The main challenges of modernizing your wireless backhaul network include:
Capital expenditures (CAPEX) such as new equipment and accessories
Lengthy time-to-market because of the process
Labor for commissioning the new links and de-commissioning the existing links
Mitigation of service interference and degradation of your customers’ experience during the transition
The secret behind a painless wireless backhaul network modernization is to upgrade by utilizing elements from the existing links as much as possible.
Making use of existing elements reduces the CAPEX burden, as well as the number and length of tasks required for the process. This means a shorter time-to-market, less required skills and labor, and reduced service interruption.

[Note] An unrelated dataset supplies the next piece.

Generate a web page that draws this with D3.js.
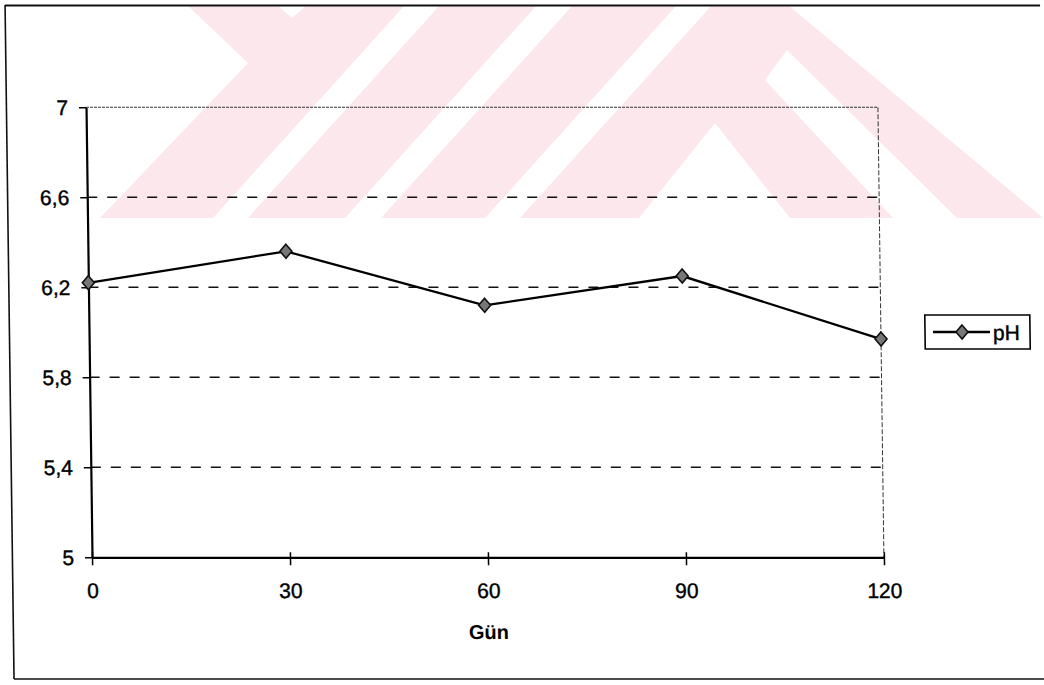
<!DOCTYPE html>
<html>
<head>
<meta charset="utf-8">
<script src="https://cdn.jsdelivr.net/npm/d3@7"></script>
<style>
  html, body { margin: 0; padding: 0; background: #fff; }
  svg { display: block; }
  text { font-family: "Liberation Sans", Arial, sans-serif; }
</style>
</head>
<body>
<script>
// pH over storage days
const days = [0, 30, 60, 90, 120];
const phValues = [6.22, 6.36, 6.12, 6.25, 5.97];
const yTickValues = [5, 5.4, 5.8, 6.2, 6.6, 7];
const gridValues = [5.4, 5.8, 6.2, 6.6];
const seriesName = "pH";
const xTitle = "Gün";

const W = 1044, H = 685;
const svg = d3.select("body").append("svg").attr("width", W).attr("height", H);

// faint pink emblem behind the top of the page
const emblem = svg.append("g").attr("fill", "#fce8ec").attr("stroke", "none");
const emblemShapes = [
  [[187,5],[277,5],[292,18],[307,5],[405,5],[213,218],[100,218],[248,63]],
  [[440,5],[537,5],[345,218],[248,218]],
  [[573,5],[677,5],[485,218],[381,218]]
];
emblemShapes.forEach(pts => emblem.append("path").attr("d", d3.line()(pts) + "Z"));
const aOuter = [[712,5],[788,5],[1043,218],[520,218]];
const aHole = [[639,218],[715,123],[790,218]];
const aStripe = [[787,50],[957,218],[893,218],[765,80]];
emblem.append("path")
  .attr("fill-rule", "evenodd")
  .attr("d", [aOuter, aHole, aStripe].map(p => d3.line()(p) + "Z").join(""));

// the printed chart sits on a slightly sheared page
const shear = 0.0133;
const chart = svg.append("g")
  .attr("transform", `skewX(${Math.atan(shear) * 180 / Math.PI})`);

// outer chart frame
const frame = chart.append("g").attr("stroke", "#111").attr("stroke-width", 1.6).attr("fill", "none");
frame.append("line").attr("x1", 5).attr("y1", 5.5).attr("x2", 1040).attr("y2", 5.5).attr("stroke-width", 2);
frame.append("line").attr("x1", 5).attr("y1", 5).attr("x2", 5).attr("y2", 679);
frame.append("line").attr("x1", 5).attr("y1", 679).attr("x2", 1040).attr("y2", 679);

const x = d3.scaleLinear().domain([0, 120]).range([84.6, 876.5]);
const y = d3.scaleLinear().domain([5, 7]).range([557.3, 107.3]);

const comma = d3.formatLocale({ decimal: ",", thousands: ".", grouping: [3], currency: ["", ""] }).format(".1~f");

// horizontal dashed gridlines
chart.append("g").selectAll("line").data(gridValues).join("line")
  .attr("x1", x(0)).attr("x2", x(120))
  .attr("y1", d => y(d)).attr("y2", d => y(d))
  .attr("stroke", "#111").attr("stroke-width", 1.5)
  .attr("stroke-dasharray", "10,10");

// plot area top and right edges
chart.append("line")
  .attr("x1", x(0)).attr("x2", x(120)).attr("y1", y(7)).attr("y2", y(7))
  .attr("stroke", "#333").attr("stroke-width", 1).attr("stroke-dasharray", "3,1");
chart.append("line")
  .attr("x1", x(120)).attr("x2", x(120)).attr("y1", y(7)).attr("y2", y(5))
  .attr("stroke", "#333").attr("stroke-width", 1).attr("stroke-dasharray", "5,2");

const labelStyle = sel => sel
  .attr("font-size", 21).attr("fill", "#000")
  .attr("stroke", "#000").attr("stroke-width", 0.4)
  .style("font-family", "'Liberation Sans', Arial, sans-serif");

// y axis
const yAxis = chart.append("g")
  .attr("transform", `translate(${x(0)},0)`)
  .call(d3.axisLeft(y).tickValues(yTickValues).tickFormat(comma).tickSize(7).tickSizeOuter(0).tickPadding(11));
yAxis.select(".domain").attr("stroke", "#000").attr("stroke-width", 2.2);
yAxis.selectAll(".tick line").attr("stroke", "#000").attr("stroke-width", 1.5);
yAxis.selectAll(".tick text").call(labelStyle);

// x axis
const xAxis = chart.append("g")
  .attr("transform", `translate(0,${y(5)})`)
  .call(d3.axisBottom(x).tickValues(days).tickSize(8).tickSizeOuter(0).tickPadding(18));
xAxis.select(".domain").attr("stroke", "#000").attr("stroke-width", 2.2);
xAxis.selectAll(".tick line").attr("y1", -5).attr("y2", 8).attr("stroke", "#000").attr("stroke-width", 1.5);
xAxis.selectAll(".tick text").call(labelStyle);

// axis title
chart.append("text")
  .attr("x", (x(0) + x(120)) / 2).attr("y", 639)
  .attr("text-anchor", "middle").attr("font-size", 20).attr("font-weight", "bold")
  .text(xTitle);

// series line and diamond markers
const data = days.map((d, i) => ({ day: d, ph: phValues[i] }));
chart.append("path").datum(data)
  .attr("fill", "none").attr("stroke", "#000").attr("stroke-width", 2.3)
  .attr("d", d3.line().x(d => x(d.day)).y(d => y(d.ph)));

const diamond = "M0,-7L6,0L0,7L-6,0Z";
chart.append("g").selectAll("path").data(data).join("path")
  .attr("transform", d => `translate(${x(d.day)},${y(d.ph)})`)
  .attr("d", diamond)
  .attr("fill", "#777").attr("stroke", "#111").attr("stroke-width", 1.6);

// legend
const legend = chart.append("g").attr("transform", "translate(920.6,315)");
legend.append("rect").attr("width", 105).attr("height", 34)
  .attr("fill", "#fff").attr("stroke", "#000").attr("stroke-width", 1.6);
legend.append("line").attr("x1", 8).attr("x2", 65).attr("y1", 17).attr("y2", 17)
  .attr("stroke", "#000").attr("stroke-width", 2.3);
legend.append("path").attr("transform", "translate(37,17)").attr("d", diamond)
  .attr("fill", "#777").attr("stroke", "#111").attr("stroke-width", 1.6);
legend.append("text").attr("x", 68).attr("y", 25).text(seriesName).call(labelStyle);
</script>
</body>
</html>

Antennas, for example, are prime candidates for re-use. These passive, reliable components are safe to use with a new link. Re-using them saves time and the skills required for antenna-alignment – one of the most time-consuming tasks when commissioning a link.
To properly re-use antennas, make sure your new radios are compatible with your existing antennas, which is usually the case when using the same wireless backhaul vendor. However, if you are switching to a new vendor, make sure the vendor offers an antenna adaptor. These passive and simple adaptors allow you to connect the new radio to the old antenna and significantly save on all the parameters mentioned above – CAPEX, time to market, labor, and service interruption.
The radio unit is another element that can often be re-used, as some vendors can significantly improve the links’ performance and capabilities by upgrading only the indoor unit and re-using the radio units of the existing link. Re-using the radio unit not only saves you CAPEX, but eliminates the need to climb the tower, which dramatically simplifies the entire process, reduces time-to-market, cuts costs, and mitigates network service interruptions.
In some cases, you may need to replace radio units, but you can still save by re-using indoor units. While this may save less, it still offloads some of the upgrade burden.
In summary, to save time and resources when choosing your network modernization path, first consider what equipment you can re-use prior to purchasing new equipment.